Despite international commitment to electoral participation, such rights for forced migrants frequently remain marginalized, if they are recognized at all. The PEP comments that: 'Many post-conflict elections have not provided for the participation of refugees and IDPs.' Further work is needed to identify the number of forced migrants that have been or are disenfranchised. Very approximately, if there are 37 million forced migrants (refugees, asylum seekers, and IDPs), and if 55 per cent are eligible to vote (e.g., are 18 or over), then over 20 million people could be disenfranchised. Of course, many of these forced migrants will be from countries that are not likely to be holding meaningful elections.
As democratic credentials become increasingly important internationally, the implementation of elections has become a subject for scrutiny.

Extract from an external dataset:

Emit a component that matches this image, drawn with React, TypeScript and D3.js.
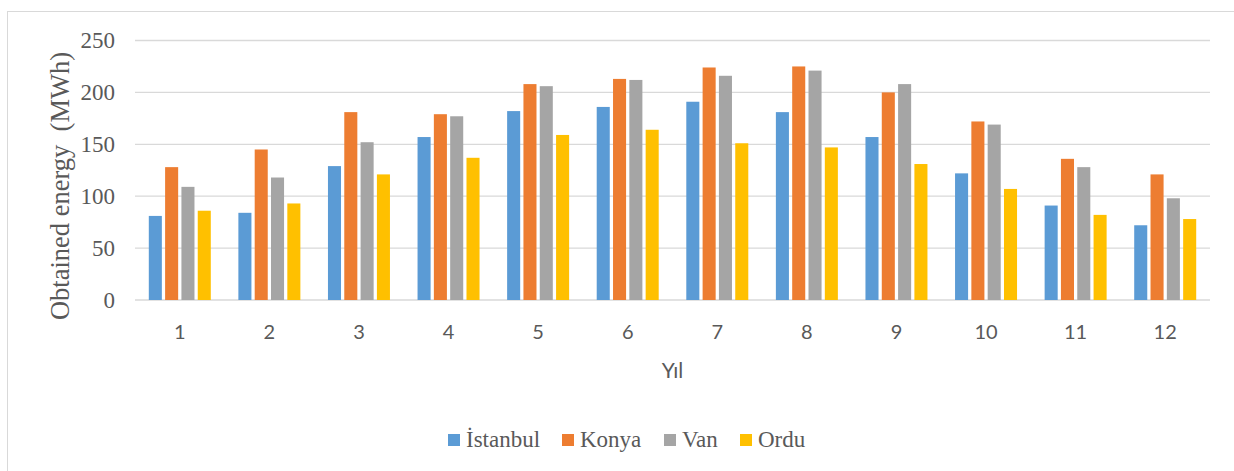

However, emerging election standards do not specifically address provision for forced migrants. This leaves forced migrants in a difficult position for challenging decisions and practices - in addition to having to make a complaint from another country, they are left without explicit international standards to refer to.
Forced migrants' non-participation has implications not only for the forced migrants themselves, but for the whole country, which may be left without a representative government, and with reduced chances of peaceful political solutions based on dialogue and negotiation. There may also be consequences for the international community, which may have to deal with a government that could be regarded as illegitimate, with the increased chance of continuing conflict, and with the reduced likelihood that refugees will return.
There are many issues that warrant further study. These include the impact on forced migrants of being disenfranchised; the most effective and economical means for conducting forced migrants' electoral registration and voting; observation methodologies; and ways of promoting electoral engagement in forced migrants - to name but a few.
What is clear so far, however, is that forced migrants' electoral rights need to be put securely on the agenda. There are various ways that this may be achieved: through developing international standards, legal cases, and technical support, making provisions within peace and settlement agreements, developing monitoring systems, and inviting special comments and rapporteurs from international organizations. There is legal argument to support forced migrants' participation. General practice and policies need to be developed accordingly, so that forced migrants, who have after all not chosen to leave their homes, are not stripped of their most basic political voice and human right.